Like the average bride, wedding planning had probably been the single biggest occupier of my mind for over a year. And what a great day it was! My feelings of achievement and emotional satisfaction were sky high, surrounded as I had been by loved ones for 48 hours. Hugs, champagne, and feelings of immense satisfaction all mingled together in a heady cocktail of giddiness and joy, and even once the confetti had been shaken from my shoes, I was smugly loved-up and married to the best person in the world.

But once the tan from the honeymoon started to fade, and I could no longer keep up my determination to smile in the face of the sharp-elbowed businessmen on the morning train, I began to hear myself asking, what next?

All my life, I have been an acutely anxious person, the type who can’t completely relax when getting a massage or attempting meditation. Planning a wedding, I was able at least to channel this nervous energy into something that I could articulate.

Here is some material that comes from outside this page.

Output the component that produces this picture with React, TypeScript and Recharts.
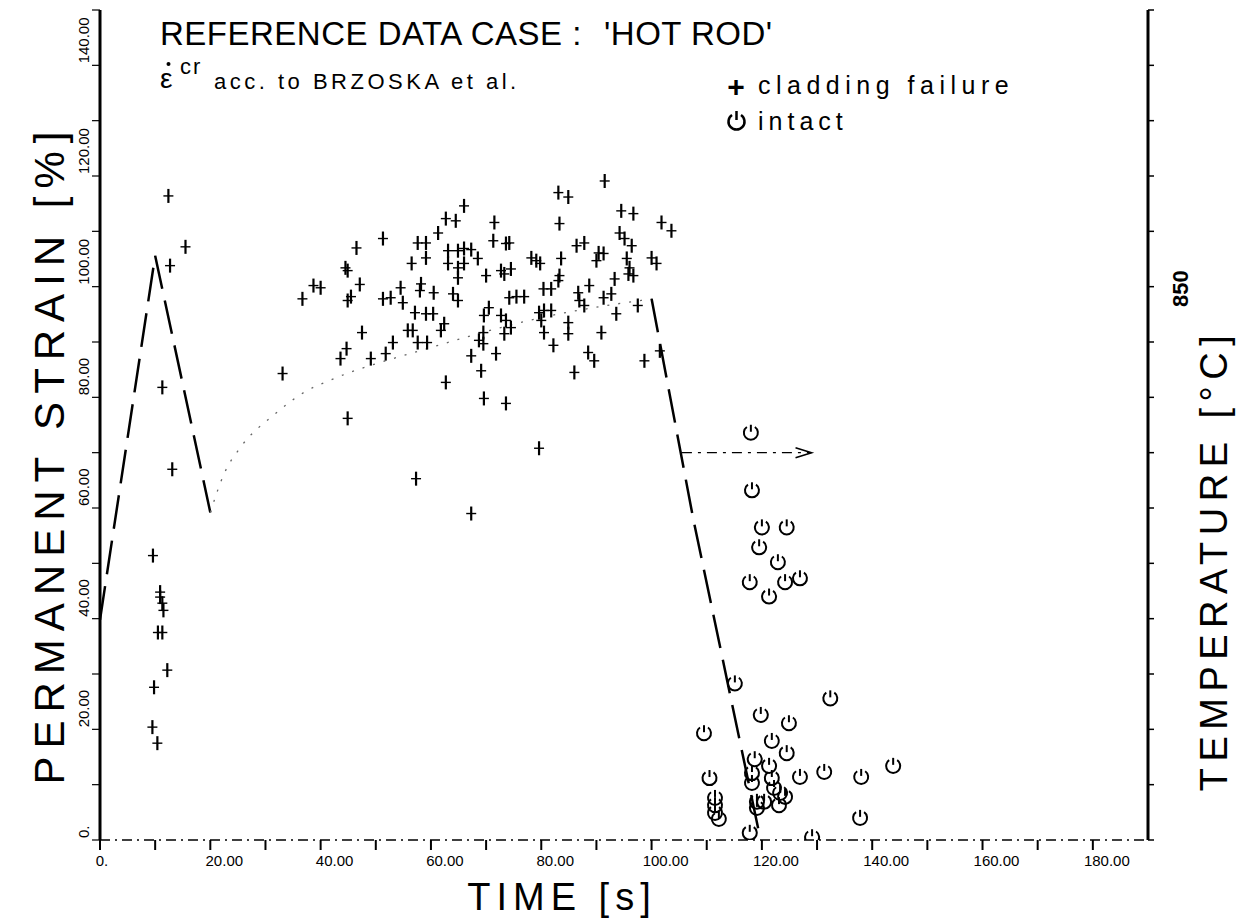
import React from "react";
import { ComposedChart, Line, Scatter, XAxis, YAxis, ReferenceLine } from "recharts";

// time [s], permanent strain [%]
const failurePoints: [number, number][] = [
  [12.4, 116.4], [15.5, 107.2], [12.7, 103.8], [11.3, 81.8], [13.1, 67.0],
  [9.6, 51.4], [10.9, 44.8], [10.9, 43.9], [11.3, 42.8], [11.5, 41.5], [10.5, 37.5], [11.3, 37.5],
  [12.2, 30.7], [9.8, 27.6], [9.5, 20.4], [10.4, 17.5],
  [33.1, 84.3], [36.7, 97.8], [38.7, 100.2], [40.0, 99.8], [43.6, 87.0], [44.7, 88.8], [44.9, 102.9],
  [44.9, 97.5], [45.5, 98.2], [46.5, 107.0], [47.1, 100.4], [47.5, 91.7], [49.1, 87.0], [44.9, 76.2],
  [51.3, 108.7], [51.3, 97.8], [52.7, 98.0], [54.5, 99.8], [54.9, 97.1], [51.8, 87.9], [53.1, 89.9],
  [55.8, 92.1], [56.7, 92.1], [56.5, 104.2], [57.6, 107.9], [59.1, 107.9], [59.1, 105.2], [58.0, 99.3],
  [60.5, 98.9], [57.1, 95.3], [59.1, 95.1], [60.4, 95.1], [57.6, 89.9], [59.3, 89.9], [57.3, 65.3],
  [61.3, 109.7], [91.5, 119.1], [83.1, 117.0], [84.9, 116.2], [66.0, 114.6], [62.7, 112.3],
  [64.5, 111.9], [71.5, 111.6], [83.3, 111.4], [94.5, 113.7], [96.7, 113.2], [101.8, 111.6],
  [103.6, 110.1], [71.3, 108.3], [73.6, 107.8], [74.2, 107.9], [63.1, 106.5], [64.9, 106.5],
  [66.0, 106.9], [67.3, 106.7], [86.4, 107.4], [87.8, 107.9], [94.2, 109.7], [95.1, 108.7],
  [96.4, 107.4], [90.4, 106.1], [91.3, 106.0], [63.1, 104.2], [64.9, 103.4], [66.0, 104.2],
  [68.5, 105.1], [78.2, 105.2], [79.1, 104.7], [79.8, 104.2], [83.6, 105.1], [90.0, 104.7],
  [95.5, 105.1], [96.0, 103.4], [100.0, 105.2], [100.9, 104.2], [44.5, 103.4], [70.0, 102.0],
  [72.7, 102.9], [73.3, 102.3], [74.5, 103.2], [64.9, 101.6], [83.3, 102.0], [83.1, 101.1],
  [96.7, 102.0], [95.8, 102.3], [93.3, 101.4], [58.2, 100.5], [64.0, 98.7], [64.9, 97.5],
  [74.2, 98.0], [75.5, 98.2], [76.9, 98.2], [80.4, 99.6], [81.8, 99.6], [86.7, 98.9], [88.7, 100.2],
  [91.3, 98.0], [92.7, 98.7], [97.5, 96.6], [70.5, 96.2], [69.6, 94.8], [72.7, 94.8], [73.6, 93.9],
  [74.5, 92.6], [73.3, 91.5], [79.6, 95.3], [80.5, 95.7], [81.8, 95.7], [80.0, 93.9], [87.8, 96.6],
  [86.9, 97.5], [93.6, 95.1], [62.4, 93.3], [61.8, 92.1], [69.5, 91.7], [68.7, 90.3], [69.5, 89.7],
  [84.9, 93.5], [84.9, 91.5], [80.5, 91.7], [90.9, 91.7], [67.3, 87.5], [71.8, 87.9], [82.2, 89.4],
  [88.5, 88.1], [89.6, 86.6], [98.7, 86.6], [101.5, 88.4], [69.1, 84.8], [86.0, 84.5], [62.7, 82.7],
  [69.6, 79.8], [73.6, 78.9], [79.6, 70.8], [67.3, 59.0],
];

const intactPoints: [number, number][] = [
  [118.0, 73.6], [118.2, 63.2], [120.0, 56.5], [124.5, 56.5], [119.5, 52.9], [122.9, 50.2],
  [117.8, 46.6], [124.2, 46.6], [126.9, 47.3], [121.3, 44.0], [115.1, 28.3], [132.4, 25.6],
  [119.8, 22.6], [124.9, 21.1], [109.5, 19.3], [121.8, 17.9], [124.5, 15.7], [118.7, 14.6],
  [121.3, 13.4], [143.8, 13.4], [131.3, 12.3], [126.9, 11.4], [138.0, 11.4], [110.5, 11.2],
  [118.2, 12.1], [118.2, 10.3], [121.8, 11.2], [122.2, 9.4], [123.3, 8.5], [124.2, 7.8],
  [111.5, 7.6], [111.5, 6.3], [111.5, 4.9], [112.2, 3.8], [119.1, 6.9], [120.4, 6.9], [119.1, 5.8],
  [123.1, 6.3], [137.8, 4.0], [117.8, 1.3], [129.1, 0.5],
];

// time [s], temperature [°C]
const tempHeatup: [number, number][] = [[0, 549], [10, 878], [20, 646]];
const tempRise: [number, number][] = [
  [20, 646], [22.5, 681], [25.5, 705], [31.5, 734], [37.5, 756], [41.5, 765], [60, 795], [80, 822], [100, 839],
];
const tempQuench: [number, number][] = [[100, 839], [107.6, 639], [119.6, 354]];
const arrowTemp = 700;
const arrowFrom = 105.5;
const arrowTo = 129;

const timeTicks = [0, 10, 20, 30, 40, 50, 60, 70, 80, 90, 100, 110, 120, 130, 140, 150, 160, 170, 180];
const strainTicks = [0, 10, 20, 30, 40, 50, 60, 70, 80, 90, 100, 110, 120, 130, 140, 150];
const tempTicks = [350, 400, 450, 500, 550, 600, 650, 700, 750, 800, 850, 900, 950, 1000, 1050, 1100];

const failureData = failurePoints.map(([t, s]) => ({ t, s }));
const intactData = intactPoints.map(([t, s]) => ({ t, s }));
const toTemp = (arr: [number, number][]) => arr.map(([t, temp]) => ({ t, temp }));

const FONT = "'Liberation Sans', Arial, sans-serif";
const fmt = (v: number) => (v === 0 ? "0." : v.toFixed(2));

function CrossMark(props: any) {
  const { cx, cy } = props;
  if (cx == null || cy == null) return <g />;
  return (
    <g stroke="#000">
      <line x1={cx} y1={cy - 7} x2={cx} y2={cy + 7} strokeWidth={2.2} />
      <line x1={cx - 5} y1={cy} x2={cx + 5} y2={cy} strokeWidth={1.4} />
    </g>
  );
}

function IntactMark(props: any) {
  const { cx, cy } = props;
  if (cx == null || cy == null) return <g />;
  const r = 7;
  return (
    <g stroke="#000" fill="none" strokeWidth={2}>
      <path d={`M ${cx + 4} ${cy - 5.7} A ${r} ${r} 0 1 1 ${cx - 4} ${cy - 5.7}`} />
      <line x1={cx} y1={cy - 8} x2={cx} y2={cy - 1} />
    </g>
  );
}

function LeftTick(props: any) {
  const { x, y, payload } = props;
  const v = payload.value;
  if (v % 20 !== 0 || v > 140) return <g />;
  return (
    <text transform={`translate(${x - 1},${y - 2}) rotate(-90)`} textAnchor="start" fontSize={15} fontFamily={FONT} fill="#000">
      {fmt(v)}
    </text>
  );
}

function BottomTick(props: any) {
  const { x, y, payload } = props;
  const v = payload.value;
  if (v % 20 !== 0) return <g />;
  return (
    <text x={x + (v === 0 ? 2 : 14)} y={y + 14} textAnchor="middle" fontSize={15} fontFamily={FONT} fill="#000">
      {fmt(v)}
    </text>
  );
}

function RightTick(props: any) {
  const { x, y, payload } = props;
  if (payload.value !== 850) return <g />;
  return (
    <text transform={`translate(${x + 32},${y + 2}) rotate(-90)`} textAnchor="middle" fontSize={22} fontWeight="bold" fontFamily={FONT} fill="#000">
      850
    </text>
  );
}

function Arrow(props: any) {
  const { x1, y1, x2, y2 } = props;
  return (
    <g stroke="#000" fill="none">
      <line x1={x1} y1={y1} x2={x2} y2={y2} strokeWidth={1.4} strokeDasharray="10 6 3 6" />
      <path d={`M ${x2 - 16} ${y2 - 5} L ${x2} ${y2} L ${x2 - 16} ${y2 + 5}`} strokeWidth={1.6} />
    </g>
  );
}

export default function App() {
  return (
    <div style={{ position: "absolute", left: 0, top: 0, width: 1240, height: 920, background: "#fff" }}>
      <ComposedChart width={1240} height={920} margin={{ top: 10, right: 62, bottom: 50, left: 70 }}>
        <XAxis
          dataKey="t"
          type="number"
          domain={[0, 190]}
          ticks={timeTicks}
          allowDataOverflow
          height={30}
          axisLine={{ stroke: "#000", strokeWidth: 1.5, strokeDasharray: "10 5 2 5" }}
          tickLine={{ stroke: "#000", strokeWidth: 2 }}
          tickSize={10}
          tick={<BottomTick />}
        />
        <YAxis
          yAxisId="strain"
          dataKey="s"
          type="number"
          domain={[0, 150]}
          ticks={strainTicks}
          allowDataOverflow
          width={30}
          axisLine={{ stroke: "#000", strokeWidth: 3 }}
          tickLine={{ stroke: "#000", strokeWidth: 1.2 }}
          tickSize={8}
          tick={<LeftTick />}
        />
        <YAxis
          yAxisId="temp"
          orientation="right"
          type="number"
          domain={[350, 1100]}
          ticks={tempTicks}
          allowDataOverflow
          width={30}
          axisLine={{ stroke: "#000", strokeWidth: 3 }}
          tickLine={{ stroke: "#000", strokeWidth: 1.5 }}
          tickSize={6}
          tick={<RightTick />}
        />
        <Line
          yAxisId="temp"
          data={toTemp(tempHeatup)}
          dataKey="temp"
          type="linear"
          stroke="#000"
          strokeWidth={2.5}
          strokeDasharray="34 12"
          dot={false}
          isAnimationActive={false}
        />
        <Line
          yAxisId="temp"
          data={toTemp(tempRise)}
          dataKey="temp"
          type="monotone"
          stroke="#666"
          strokeWidth={1.3}
          strokeDasharray="2 9"
          dot={false}
          isAnimationActive={false}
        />
        <Line
          yAxisId="temp"
          data={toTemp(tempQuench)}
          dataKey="temp"
          type="linear"
          stroke="#000"
          strokeWidth={2.5}
          strokeDasharray="34 12"
          dot={false}
          isAnimationActive={false}
        />
        <ReferenceLine
          yAxisId="temp"
          segment={[{ x: arrowFrom, y: arrowTemp }, { x: arrowTo, y: arrowTemp }]}
          shape={<Arrow />}
        />
        <Scatter yAxisId="strain" data={failureData} shape={<CrossMark />} isAnimationActive={false} />
        <Scatter yAxisId="strain" data={intactData} shape={<IntactMark />} isAnimationActive={false} />
      </ComposedChart>
      <svg width={1240} height={920} style={{ position: "absolute", left: 0, top: 0, pointerEvents: "none" }} fontFamily={FONT}>
        <text x={160} y={45} fontSize={33} letterSpacing={0.5}>REFERENCE DATA CASE :</text>
        <text x={604} y={45} fontSize={33} letterSpacing={0.5}>'HOT ROD'</text>
        <text x={160} y={88} fontSize={28}>ε</text>
        <circle cx={168.5} cy={64} r={2} fill="#000" />
        <text x={180} y={74} fontSize={22} letterSpacing={2}>cr</text>
        <text x={214} y={89} fontSize={22} letterSpacing={3.5}>acc. to BRZOSKA et al.</text>
        <text x={736} y={97} fontSize={30} fontWeight="bold" textAnchor="middle">+</text>
        <text x={758} y={94} fontSize={25} letterSpacing={5.5}>cladding failure</text>
        <g stroke="#000" fill="none" strokeWidth={2.5}>
          <path d="M 741 115 A 8 8 0 1 1 732 115" />
          <line x1={736.5} y1={111} x2={736.5} y2={120} />
        </g>
        <text x={758} y={130} fontSize={25} letterSpacing={5}>intact</text>
        <text transform="translate(64,454) rotate(-90)" textAnchor="middle" fontSize={42} letterSpacing={8}>
          PERMANENT  STRAIN  [%]
        </text>
        <text transform="translate(1227,560) rotate(-90)" textAnchor="middle" fontSize={38} letterSpacing={6.5}>
          TEMPERATURE [°C]
        </text>
        <text x={562} y={910} textAnchor="middle" fontSize={38} letterSpacing={6}>TIME [s]</text>
      </svg>
    </div>
  );
}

While the plethora of decisions did keep me awake at night, and I did become obsessive over shades of white (on that note, apparently, 25% of women have an extra colour receptor that allows them to see more nuances in colour- I KNEW it), at least the decision-based anxiety in relation to wedding dresses, colour schemes, and floral arrangements was easy to explain to people, and to a certain extent, socially sanctioned.

But the wedding was just one day.

I had pretty fixed ideas of what married life would be like. I imagined evening walks and pots of stew bubbling away on the stove. Weekends spent on charity bike rides. Attending parties at art galleries with my husband. Mostly, I imagined I would never be alone, which I have always despised since childhood. These are the times when my mind has begun to spiral out of control, when feelings of insecurity and loneliness have mingled with irrational worries, and tasks like putting the clothes on the radiator away have become insurmountable. In that mood, all tiny decisions, from what to have for dinner to which toothpaste to use, are overwhelming and emotional.

But my husband is a comedian, he works most nights, and can be away filming or traveling at weekends. Why did I have this unrealistic expectation that once married, I would never again be alone, or that these feelings of isolation would go away?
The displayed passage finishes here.